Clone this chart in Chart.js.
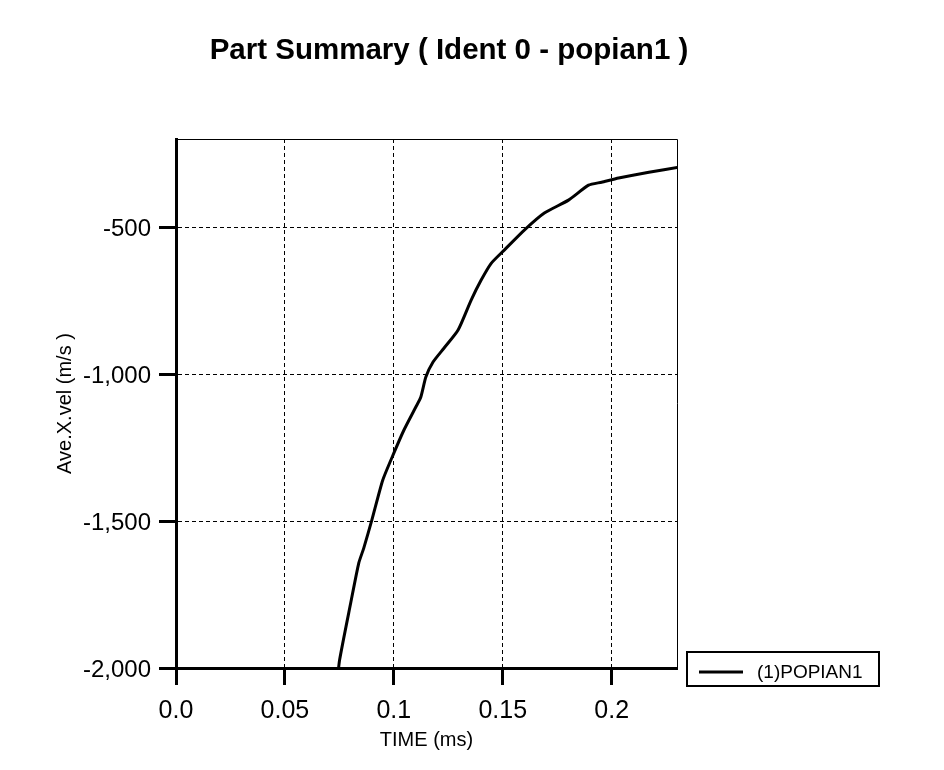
<!DOCTYPE html>
<html>
<head>
<meta charset="utf-8">
<script src="https://cdn.jsdelivr.net/npm/chart.js@4.4.1/dist/chart.umd.min.js"></script>
<style>
  body { margin: 0; background: #fff; }
  #wrap { width: 944px; height: 770px; }
</style>
</head>
<body>
<div id="wrap"><canvas id="grafico" width="944" height="770"></canvas></div>
<script>
// dados
const tempo = [0.0738, 0.0751, 0.0802, 0.0839, 0.0862, 0.0899, 0.0949, 0.1000, 0.1046, 0.1101,
  0.1124, 0.1147, 0.1180, 0.1230, 0.1295, 0.1355, 0.1401, 0.1447, 0.1507, 0.1599,
  0.1691, 0.1802, 0.1894, 0.1954, 0.2032, 0.2171, 0.2309];
const velX = [-2060, -1973, -1779, -1643, -1592, -1497, -1361, -1269, -1191, -1112,
  -1078, -1010, -959, -912, -850, -748, -680, -623, -578, -510,
  -452, -408, -357, -347, -333, -313, -296];
const xTicks = [0, 0.05, 0.1, 0.15, 0.2];
const xTickLabels = ["0.0", "0.05", "0.1", "0.15", "0.2"];
const yTicks = [-2000, -1500, -1000, -500];
const yTickLabels = ["-2,000", "-1,500", "-1,000", "-500"];
const titulo = "Part Summary ( Ident 0 - popian1 )";
const nomeSerie = "(1)POPIAN1";

const fonte = "'Liberation Sans', Arial, sans-serif";

// título, moldura superior/direita e legenda
const extras = {
  id: "extras",
  afterDraw(chart) {
    const c = chart.ctx;
    const a = chart.chartArea;
    c.save();
    c.strokeStyle = "#000";
    c.lineWidth = 1;
    c.beginPath();
    c.moveTo(a.left, a.top + 0.5);
    c.lineTo(a.right + 0.5, a.top + 0.5);
    c.lineTo(a.right + 0.5, a.bottom);
    c.stroke();

    c.fillStyle = "#000";
    c.font = "bold 29.5px " + fonte;
    c.textAlign = "center";
    c.textBaseline = "alphabetic";
    c.fillText(titulo, 449, 59);

    // legenda
    c.lineWidth = 2;
    c.strokeRect(687, 652, 192, 34);
    c.lineWidth = 3;
    c.beginPath();
    c.moveTo(699, 672);
    c.lineTo(743, 672);
    c.stroke();
    c.font = "19px " + fonte;
    c.textAlign = "left";
    c.textBaseline = "middle";
    c.fillText(nomeSerie, 757, 673);
    c.restore();
  },
};

new Chart(document.getElementById("grafico"), {
  type: "line",
  data: {
    datasets: [
      {
        label: nomeSerie,
        data: tempo.map((t, i) => ({ x: t, y: velX[i] })),
        borderColor: "#000",
        borderWidth: 3,
        pointRadius: 0,
        tension: 0.2,
        fill: false,
      },
    ],
  },
  options: {
    responsive: false,
    animation: false,
    layout: { padding: { top: 139, right: 267, left: 0, bottom: 0 } },
    plugins: { legend: { display: false }, title: { display: false }, tooltip: { enabled: false } },
    scales: {
      x: {
        type: "linear",
        min: 0,
        max: 0.23,
        afterBuildTicks: (s) => { s.ticks = xTicks.map((v) => ({ value: v })); },
        afterFit: (s) => { s.height = 102; },
        ticks: {
          color: "#000",
          font: { family: fonte, size: 25 },
          padding: 11,
          maxRotation: 0,
          callback: (v, i) => xTickLabels[i],
        },
        grid: { color: "#000", lineWidth: 1, tickLength: 17, tickWidth: 3, tickColor: "#000" },
        border: { color: "#000", width: 3, dash: [4, 3] },
        title: { display: true, text: "TIME (ms)", color: "#000", font: { family: fonte, size: 20 }, padding: { top: 0, bottom: 18 } },
      },
      y: {
        min: -2000,
        max: -200,
        afterBuildTicks: (s) => { s.ticks = yTicks.map((v) => ({ value: v })); },
        afterFit: (s) => { s.width = 176; },
        ticks: {
          color: "#000",
          font: { family: fonte, size: 24 },
          padding: 8,
          labelOffset: 2,
          callback: (v, i) => yTickLabels[i],
        },
        grid: { color: "#000", lineWidth: 1, tickLength: 17, tickWidth: 3, tickColor: "#000" },
        border: { color: "#000", width: 3, dash: [4, 3] },
        title: { display: true, text: "Ave.X.vel (m/s )", color: "#000", font: { family: fonte, size: 20 }, padding: { top: 53, bottom: 0 } },
      },
    },
  },
  plugins: [extras],
});
</script>
</body>
</html>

* REQUIREMENTS *
Restate the whole of the material word for word without the pictures.

* RESPONSE TO THIS TASK *
Clone this chart in Chart.js.
<!DOCTYPE html>
<html>
<head>
<meta charset="utf-8">
<script src="https://cdn.jsdelivr.net/npm/chart.js@4.4.1/dist/chart.umd.min.js"></script>
<style>
  body { margin: 0; background: #fff; }
  #wrap { width: 944px; height: 770px; }
</style>
</head>
<body>
<div id="wrap"><canvas id="grafico" width="944" height="770"></canvas></div>
<script>
// dados
const tempo = [0.0738, 0.0751, 0.0802, 0.0839, 0.0862, 0.0899, 0.0949, 0.1000, 0.1046, 0.1101,
  0.1124, 0.1147, 0.1180, 0.1230, 0.1295, 0.1355, 0.1401, 0.1447, 0.1507, 0.1599,
  0.1691, 0.1802, 0.1894, 0.1954, 0.2032, 0.2171, 0.2309];
const velX = [-2060, -1973, -1779, -1643, -1592, -1497, -1361, -1269, -1191, -1112,
  -1078, -1010, -959, -912, -850, -748, -680, -623, -578, -510,
  -452, -408, -357, -347, -333, -313, -296];
const xTicks = [0, 0.05, 0.1, 0.15, 0.2];
const xTickLabels = ["0.0", "0.05", "0.1", "0.15", "0.2"];
const yTicks = [-2000, -1500, -1000, -500];
const yTickLabels = ["-2,000", "-1,500", "-1,000", "-500"];
const titulo = "Part Summary ( Ident 0 - popian1 )";
const nomeSerie = "(1)POPIAN1";

const fonte = "'Liberation Sans', Arial, sans-serif";

// título, moldura superior/direita e legenda
const extras = {
  id: "extras",
  afterDraw(chart) {
    const c = chart.ctx;
    const a = chart.chartArea;
    c.save();
    c.strokeStyle = "#000";
    c.lineWidth = 1;
    c.beginPath();
    c.moveTo(a.left, a.top + 0.5);
    c.lineTo(a.right + 0.5, a.top + 0.5);
    c.lineTo(a.right + 0.5, a.bottom);
    c.stroke();

    c.fillStyle = "#000";
    c.font = "bold 29.5px " + fonte;
    c.textAlign = "center";
    c.textBaseline = "alphabetic";
    c.fillText(titulo, 449, 59);

    // legenda
    c.lineWidth = 2;
    c.strokeRect(687, 652, 192, 34);
    c.lineWidth = 3;
    c.beginPath();
    c.moveTo(699, 672);
    c.lineTo(743, 672);
    c.stroke();
    c.font = "19px " + fonte;
    c.textAlign = "left";
    c.textBaseline = "middle";
    c.fillText(nomeSerie, 757, 673);
    c.restore();
  },
};

new Chart(document.getElementById("grafico"), {
  type: "line",
  data: {
    datasets: [
      {
        label: nomeSerie,
        data: tempo.map((t, i) => ({ x: t, y: velX[i] })),
        borderColor: "#000",
        borderWidth: 3,
        pointRadius: 0,
        tension: 0.2,
        fill: false,
      },
    ],
  },
  options: {
    responsive: false,
    animation: false,
    layout: { padding: { top: 139, right: 267, left: 0, bottom: 0 } },
    plugins: { legend: { display: false }, title: { display: false }, tooltip: { enabled: false } },
    scales: {
      x: {
        type: "linear",
        min: 0,
        max: 0.23,
        afterBuildTicks: (s) => { s.ticks = xTicks.map((v) => ({ value: v })); },
        afterFit: (s) => { s.height = 102; },
        ticks: {
          color: "#000",
          font: { family: fonte, size: 25 },
          padding: 11,
          maxRotation: 0,
          callback: (v, i) => xTickLabels[i],
        },
        grid: { color: "#000", lineWidth: 1, tickLength: 17, tickWidth: 3, tickColor: "#000" },
        border: { color: "#000", width: 3, dash: [4, 3] },
        title: { display: true, text: "TIME (ms)", color: "#000", font: { family: fonte, size: 20 }, padding: { top: 0, bottom: 18 } },
      },
      y: {
        min: -2000,
        max: -200,
        afterBuildTicks: (s) => { s.ticks = yTicks.map((v) => ({ value: v })); },
        afterFit: (s) => { s.width = 176; },
        ticks: {
          color: "#000",
          font: { family: fonte, size: 24 },
          padding: 8,
          labelOffset: 2,
          callback: (v, i) => yTickLabels[i],
        },
        grid: { color: "#000", lineWidth: 1, tickLength: 17, tickWidth: 3, tickColor: "#000" },
        border: { color: "#000", width: 3, dash: [4, 3] },
        title: { display: true, text: "Ave.X.vel (m/s )", color: "#000", font: { family: fonte, size: 20 }, padding: { top: 53, bottom: 0 } },
      },
    },
  },
  plugins: [extras],
});
</script>
</body>
</html>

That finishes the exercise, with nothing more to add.